- Battle of Kazzaz: Part of Qajar-Zand Wars
| Date | March 27, 1756 |
| Location | Kazzaz, Iran |
| Result | Qajar victory |

Belligerents
- Zand Iran: Qajars

Commanders and leaders
- Shaykh Ali Khan Zand Mohammad Khan Zand (POW): Mohammad Hasan Khan Qajar

Strength
- Smaller: Larger

= Battle of Kazzaz =

1756 battle

The Battle of Kazzaz was an engagement fought between the forces of Mohammad Hasan Khan Qajar, and the two Zand commanders Shaykh Ali Khan Zand and Mohammad Khan Zand.

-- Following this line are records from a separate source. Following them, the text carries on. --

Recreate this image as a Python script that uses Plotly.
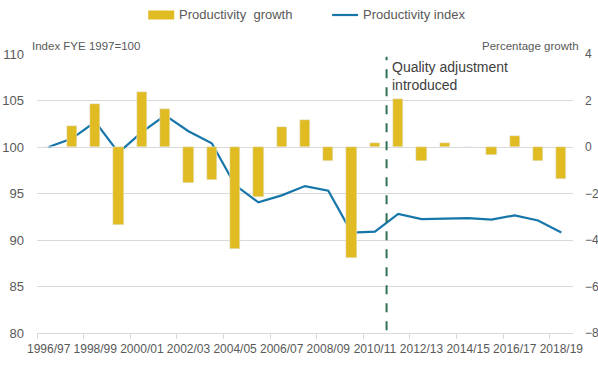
import plotly.graph_objects as go

years = ["1996/97","1997/98","1998/99","1999/00","2000/01","2001/02","2002/03","2003/04",
         "2004/05","2005/06","2006/07","2007/08","2008/09","2009/10","2010/11","2011/12",
         "2012/13","2013/14","2014/15","2015/16","2016/17","2017/18","2018/19"]
growth = [0.0, 0.9, 1.85, -3.34, 2.37, 1.63, -1.53, -1.4, -4.39, -2.14, 0.86, 1.16,
          -0.59, -4.76, 0.17, 2.06, -0.59, 0.17, 0.0, -0.33, 0.47, -0.59, -1.36]
index = [100.0, 100.9, 102.7, 99.4, 101.6, 103.4, 101.7, 100.4, 95.9, 94.05, 94.8, 95.8,
         95.3, 90.8, 90.9, 92.8, 92.25, 92.3, 92.35, 92.2, 92.65, 92.1, 90.8]
left_ticks = [80, 85, 90, 95, 100, 105, 110]
right_ticks = [-8, -6, -4, -2, 0, 2, 4]

GOLD = "#E1BB22"
BLUE = "#1676A9"
GREEN = "#2E7152"
GREY = "#595959"
FONT = "Liberation Sans"

W, H = 598, 369

xs = list(range(len(years)))

fig = go.Figure()
fig.add_trace(go.Bar(x=xs, y=growth, yaxis="y2", marker_color=GOLD, width=0.44,
                     name="Productivity growth", showlegend=False))
fig.add_trace(go.Scatter(x=xs, y=index, mode="lines", line=dict(color=BLUE, width=2.2),
                         name="Productivity index", showlegend=False))

# quality adjustment line between 2010/11 and 2011/12
qa_x = years.index("2011/12") - 0.5
fig.add_shape(type="line", x0=qa_x, x1=qa_x, xref="x", yref="paper", y0=0.01, y1=0.99,
              line=dict(color=GREEN, width=2, dash="dash"))
fig.add_annotation(x=qa_x, xref="x", y=1.0, yref="paper", xanchor="left", yanchor="top",
                   xshift=3, yshift=-3, text="Quality adjustment<br>introduced", showarrow=False,
                   align="left", font=dict(family=FONT, size=14, color="#404040"))

# plot area in window pixels
L, R, T, B = 36.7, 573.0, 54.0, 333.0
def px(x):
    return (x - L) / (R - L)
def py(y):
    return (B - y) / (B - T)

# legend (manual)
fig.add_shape(type="rect", xref="paper", yref="paper", x0=px(148), x1=px(174), y0=py(19.5), y1=py(10.5),
              fillcolor=GOLD, line_width=0)
fig.add_annotation(xref="paper", yref="paper", x=px(177), y=py(15), xanchor="left", yanchor="middle",
                   text="Productivity  growth", showarrow=False, font=dict(family=FONT, size=13, color=GREY))
fig.add_shape(type="line", xref="paper", yref="paper", x0=px(332), x1=px(358), y0=py(15), y1=py(15),
              line=dict(color=BLUE, width=2.2))
fig.add_annotation(xref="paper", yref="paper", x=px(361), y=py(15), xanchor="left", yanchor="middle",
                   text="Productivity index", showarrow=False, font=dict(family=FONT, size=13, color=GREY))

# axis titles
fig.add_annotation(xref="paper", yref="paper", x=px(30), y=py(46), xanchor="left", yanchor="middle",
                   text="Index FYE 1997=100", showarrow=False, font=dict(family=FONT, size=11.5, color=GREY))
fig.add_annotation(xref="paper", yref="paper", x=px(581), y=py(46), xanchor="right", yanchor="middle",
                   text="Percentage growth", showarrow=False, font=dict(family=FONT, size=11.5, color=GREY))

fig.update_layout(
    width=W, height=H,
    margin=dict(l=L, r=W - R, t=T, b=H - B, pad=0),
    paper_bgcolor="white", plot_bgcolor="white",
    font=dict(family=FONT, size=12, color=GREY),
    bargap=0,
    hovermode=False,
    xaxis=dict(range=[-0.5, len(years) - 0.5], tickmode="array",
               tickvals=xs[::2], ticktext=years[::2], ticks="", showgrid=False,
               showline=True, linecolor="#D9D9D9", linewidth=1, zeroline=False,
               tickangle=0, automargin=False, ticklabelstandoff=5,
               tickfont=dict(size=12, color=GREY),
               minor=dict(tickmode="array", tickvals=[v - 0.5 for v in xs[::2]],
                          ticks="outside", ticklen=5, tickcolor="#D9D9D9", showgrid=False)),
    yaxis=dict(range=[80, 110], tickvals=left_ticks, showgrid=True, gridcolor="#D9D9D9",
               gridwidth=1, zeroline=False, showline=False, ticks="", ticklabelstandoff=12,
               automargin=False, tickfont=dict(size=13, color=GREY)),
    yaxis2=dict(range=[-8, 4], tickvals=right_ticks, overlaying="y", side="right",
                showgrid=False, zeroline=False, showline=False, ticks="", automargin=False,
                tickfont=dict(size=12, color=GREY), ticklabelstandoff=11),
)

fig.write_html("out.html", config={"displayModeBar": False},
               post_script="document.body.style.margin='0';")
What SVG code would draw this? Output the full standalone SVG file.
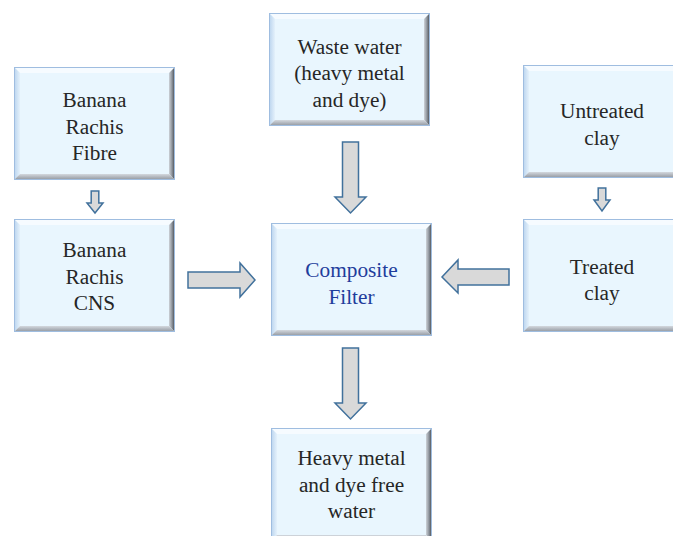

It ended in a crucial victory for the Qajars that allowed them to advance toward Isfahan, and unsuccessfully besiege the Zand capital of Shiraz.

== Background ==
After the expulsion of Azad Khan Afghan from both Shiraz and Isfahan at the hands of Karim Khan Zand, who defeated him at the Battle of Kamarej, Zand forces dispersed or went home, and mutinies took place in their ranks, particularly among disgruntled Arab musketeers who were kept in the encampments against their will with subpar pay. Karim knew an incursion by the burgeoning Mohammad Hasan Khan Qajar, who ruled the lands of Mazandaran, Gilan and Gorgan was imminent. He sent an ultimatum to Karim, offering to invest him as beglerbegi of Fars if he supported him in his campaigns in Iran. Karim adamantly rebuffed this, prompting Mohammad Hasan to march south toward Kashan. A Zand force led by Shaykh Ali Khan Zand and Mohammad Khan Zand materialized nearby and confronted them.

== Battle ==
The engagement took place on 27 March, 1756 northwest of Isfahan at the Sanjan region near Kazzaz. The Zands were heavily outnumbered and this caused their subsequent defeat by the seasoned and superior Qajar force, which was accompanied by musketeers levied in Astarabad. Mohammad Khan Zand was taken captive during the battle when his horse was shot under him; 4 of his officers were taken too. Shaykh Ali Khan escaped the catastrophe with 15 men and made it back to Isfahan.

== Aftermath ==
The defeat was a catastrophic blow that reversed the Zand reconquest efforts, and Karim was forced to flee Isfahan for Shiraz where he was cornered and unsuccessfully besieged by the Qajars. He later managed to return the defeat at Kazzaz to become the pre-eminent ruler in Iran. (Note: Mohammad Khan Zand later attempted to escape captivity after the failed Qajar siege of Shiraz, but was apprehended and executed in 1758.)